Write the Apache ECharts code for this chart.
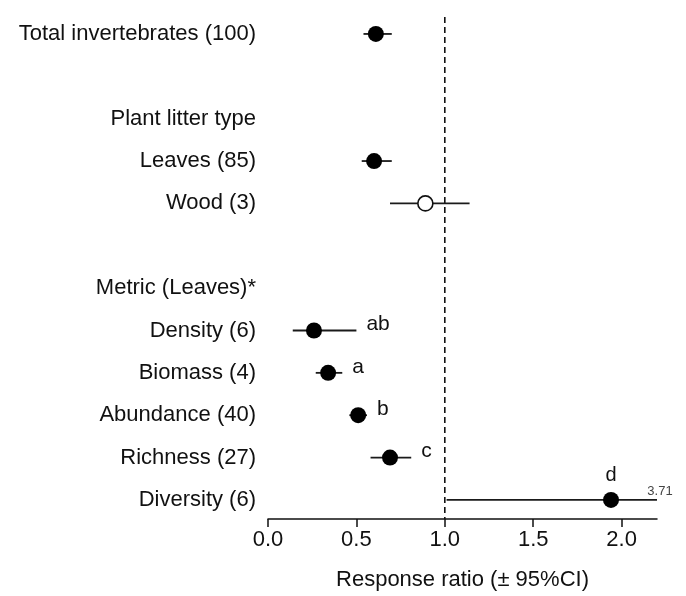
<!DOCTYPE html>
<html><head><meta charset="utf-8">
<script src="https://cdn.jsdelivr.net/npm/echarts@6/dist/echarts.min.js"></script>
<style>html,body{margin:0;padding:0;background:#fff}#c{width:686px;height:596px}</style>
</head><body><div id="c"></div>
<script>
// Rows from top to bottom ('' = blank spacer row)
const categories = ['Total invertebrates (100)', '', 'Plant litter type', 'Leaves (85)', 'Wood (3)', '', 'Metric (Leaves)*', 'Density (6)', 'Biomass (4)', 'Abundance (40)', 'Richness (27)', 'Diversity (6)'];
const means  = [0.61, null, null, 0.60, 0.89, null, null, 0.26, 0.34, 0.51, 0.69, 1.94];
const lower  = [0.54, null, null, 0.53, 0.69, null, null, 0.14, 0.27, 0.46, 0.58, 1.01];
const upper  = [0.70, null, null, 0.70, 1.14, null, null, 0.50, 0.42, 0.56, 0.81, 3.71];
const letters = ['', '', '', '', '', '', '', 'ab', 'a', 'b', 'c', 'd'];
const openMarker = [false, false, false, false, true, false, false, false, false, false, false, false];
const xTicks = [0, 0.5, 1, 1.5, 2];
const xMin = 0, xMax = 2.2;
const refValue = 1;

const FONT = 'Liberation Sans, Arial, sans-serif';
const labelRows = categories.map((c, i) => i).filter(i => categories[i] !== '');
const pts = [];
categories.forEach((c, i) => { if (means[i] != null) pts.push(i); });

const ciData = pts.map(i => [i, lower[i], upper[i]]);
const filledData = pts.filter(i => !openMarker[i]).map(i => [means[i], i]);
const openData = pts.filter(i => openMarker[i]).map(i => [means[i], i]);
const letterData = pts.filter(i => letters[i]).map(i => [i, means[i], upper[i]]);

const chart = echarts.init(document.getElementById('c'), null, {renderer: 'canvas'});
chart.setOption({
  backgroundColor: '#fff',
  animation: false,
  grid: {left: 268, right: 29, top: 17, bottom: 72},
  xAxis: {
    type: 'value', min: xMin, max: xMax, interval: 0.5,
    axisLine: {show: true, onZero: false, lineStyle: {color: '#111', width: 1.5}},
    axisTick: {show: true, customValues: xTicks, length: 8, lineStyle: {color: '#111', width: 1.5}},
    axisLabel: {customValues: xTicks, formatter: v => Number(v).toFixed(1), fontSize: 22, color: '#111', margin: 10, fontFamily: FONT},
    splitLine: {show: false},
    name: 'Response ratio (± 95%CI)', nameLocation: 'middle', nameGap: 50,
    nameTextStyle: {fontSize: 22, color: '#111', fontFamily: FONT}
  },
  yAxis: {
    type: 'value', inverse: true, min: -0.4, max: 11.45,
    axisLine: {show: false}, axisTick: {show: false}, splitLine: {show: false},
    axisLabel: {customValues: labelRows, formatter: v => categories[v], fontSize: 22, color: '#111', margin: 12, fontFamily: FONT}
  },
  series: [
    {
      type: 'line', data: [[refValue, -0.4], [refValue, 11.45]], symbol: 'none', silent: true,
      lineStyle: {color: '#111', width: 1.6, type: [6, 4]}, z: 1
    },
    {
      type: 'custom', clip: true, data: ciData, encode: {y: 0, x: [1, 2]}, silent: true, z: 2,
      renderItem: (params, api) => {
        const r = api.value(0);
        const p1 = api.coord([api.value(1), r]);
        const p2 = api.coord([Math.min(api.value(2), xMax), r]);
        return {type: 'line', shape: {x1: p1[0], y1: p1[1], x2: p2[0], y2: p2[1]}, style: {stroke: '#1a1a1a', lineWidth: 1.8}};
      }
    },
    {
      type: 'scatter', data: filledData, symbol: 'circle', symbolSize: 16, z: 3, silent: true,
      itemStyle: {color: '#000', opacity: 1}
    },
    {
      type: 'scatter', data: openData, symbol: 'circle', symbolSize: 15, z: 3, silent: true,
      itemStyle: {color: '#fff', borderColor: '#111', borderWidth: 1.6, opacity: 1}
    },
    {
      type: 'custom', data: letterData, encode: {y: 0, x: [1, 2]}, silent: true, z: 4,
      renderItem: (params, api) => {
        const r = api.value(0), m = api.value(1), hi = api.value(2);
        const i = letterData[params.dataIndex][0];
        const children = [];
        if (hi > xMax) {
          const p = api.coord([m, r]);
          children.push({type: 'text', style: {x: p[0], y: p[1] - 24, text: letters[i], align: 'center', verticalAlign: 'middle', fontSize: 20, fill: '#111', fontFamily: FONT}});
          const e = api.coord([xMax, r]);
          children.push({type: 'text', style: {x: e[0] + 3, y: e[1] - 2, text: String(hi), align: 'center', verticalAlign: 'bottom', fontSize: 13, fill: '#444', fontFamily: FONT}});
        } else {
          const p = api.coord([hi, r]);
          children.push({type: 'text', style: {x: p[0] + 10, y: p[1] - 6, text: letters[i], align: 'left', verticalAlign: 'middle', fontSize: 21, fill: '#111', fontFamily: FONT}});
        }
        return {type: 'group', children};
      }
    }
  ]
});
</script></body></html>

# TO DO:
Without the pictures, transcribe the listing above exactly.

# SOLUTION FOR THIS PROBLEM:
Write the Apache ECharts code for this chart.
<!DOCTYPE html>
<html><head><meta charset="utf-8">
<script src="https://cdn.jsdelivr.net/npm/echarts@6/dist/echarts.min.js"></script>
<style>html,body{margin:0;padding:0;background:#fff}#c{width:686px;height:596px}</style>
</head><body><div id="c"></div>
<script>
// Rows from top to bottom ('' = blank spacer row)
const categories = ['Total invertebrates (100)', '', 'Plant litter type', 'Leaves (85)', 'Wood (3)', '', 'Metric (Leaves)*', 'Density (6)', 'Biomass (4)', 'Abundance (40)', 'Richness (27)', 'Diversity (6)'];
const means  = [0.61, null, null, 0.60, 0.89, null, null, 0.26, 0.34, 0.51, 0.69, 1.94];
const lower  = [0.54, null, null, 0.53, 0.69, null, null, 0.14, 0.27, 0.46, 0.58, 1.01];
const upper  = [0.70, null, null, 0.70, 1.14, null, null, 0.50, 0.42, 0.56, 0.81, 3.71];
const letters = ['', '', '', '', '', '', '', 'ab', 'a', 'b', 'c', 'd'];
const openMarker = [false, false, false, false, true, false, false, false, false, false, false, false];
const xTicks = [0, 0.5, 1, 1.5, 2];
const xMin = 0, xMax = 2.2;
const refValue = 1;

const FONT = 'Liberation Sans, Arial, sans-serif';
const labelRows = categories.map((c, i) => i).filter(i => categories[i] !== '');
const pts = [];
categories.forEach((c, i) => { if (means[i] != null) pts.push(i); });

const ciData = pts.map(i => [i, lower[i], upper[i]]);
const filledData = pts.filter(i => !openMarker[i]).map(i => [means[i], i]);
const openData = pts.filter(i => openMarker[i]).map(i => [means[i], i]);
const letterData = pts.filter(i => letters[i]).map(i => [i, means[i], upper[i]]);

const chart = echarts.init(document.getElementById('c'), null, {renderer: 'canvas'});
chart.setOption({
  backgroundColor: '#fff',
  animation: false,
  grid: {left: 268, right: 29, top: 17, bottom: 72},
  xAxis: {
    type: 'value', min: xMin, max: xMax, interval: 0.5,
    axisLine: {show: true, onZero: false, lineStyle: {color: '#111', width: 1.5}},
    axisTick: {show: true, customValues: xTicks, length: 8, lineStyle: {color: '#111', width: 1.5}},
    axisLabel: {customValues: xTicks, formatter: v => Number(v).toFixed(1), fontSize: 22, color: '#111', margin: 10, fontFamily: FONT},
    splitLine: {show: false},
    name: 'Response ratio (± 95%CI)', nameLocation: 'middle', nameGap: 50,
    nameTextStyle: {fontSize: 22, color: '#111', fontFamily: FONT}
  },
  yAxis: {
    type: 'value', inverse: true, min: -0.4, max: 11.45,
    axisLine: {show: false}, axisTick: {show: false}, splitLine: {show: false},
    axisLabel: {customValues: labelRows, formatter: v => categories[v], fontSize: 22, color: '#111', margin: 12, fontFamily: FONT}
  },
  series: [
    {
      type: 'line', data: [[refValue, -0.4], [refValue, 11.45]], symbol: 'none', silent: true,
      lineStyle: {color: '#111', width: 1.6, type: [6, 4]}, z: 1
    },
    {
      type: 'custom', clip: true, data: ciData, encode: {y: 0, x: [1, 2]}, silent: true, z: 2,
      renderItem: (params, api) => {
        const r = api.value(0);
        const p1 = api.coord([api.value(1), r]);
        const p2 = api.coord([Math.min(api.value(2), xMax), r]);
        return {type: 'line', shape: {x1: p1[0], y1: p1[1], x2: p2[0], y2: p2[1]}, style: {stroke: '#1a1a1a', lineWidth: 1.8}};
      }
    },
    {
      type: 'scatter', data: filledData, symbol: 'circle', symbolSize: 16, z: 3, silent: true,
      itemStyle: {color: '#000', opacity: 1}
    },
    {
      type: 'scatter', data: openData, symbol: 'circle', symbolSize: 15, z: 3, silent: true,
      itemStyle: {color: '#fff', borderColor: '#111', borderWidth: 1.6, opacity: 1}
    },
    {
      type: 'custom', data: letterData, encode: {y: 0, x: [1, 2]}, silent: true, z: 4,
      renderItem: (params, api) => {
        const r = api.value(0), m = api.value(1), hi = api.value(2);
        const i = letterData[params.dataIndex][0];
        const children = [];
        if (hi > xMax) {
          const p = api.coord([m, r]);
          children.push({type: 'text', style: {x: p[0], y: p[1] - 24, text: letters[i], align: 'center', verticalAlign: 'middle', fontSize: 20, fill: '#111', fontFamily: FONT}});
          const e = api.coord([xMax, r]);
          children.push({type: 'text', style: {x: e[0] + 3, y: e[1] - 2, text: String(hi), align: 'center', verticalAlign: 'bottom', fontSize: 13, fill: '#444', fontFamily: FONT}});
        } else {
          const p = api.coord([hi, r]);
          children.push({type: 'text', style: {x: p[0] + 10, y: p[1] - 6, text: letters[i], align: 'left', verticalAlign: 'middle', fontSize: 21, fill: '#111', fontFamily: FONT}});
        }
        return {type: 'group', children};
      }
    }
  ]
});
</script></body></html>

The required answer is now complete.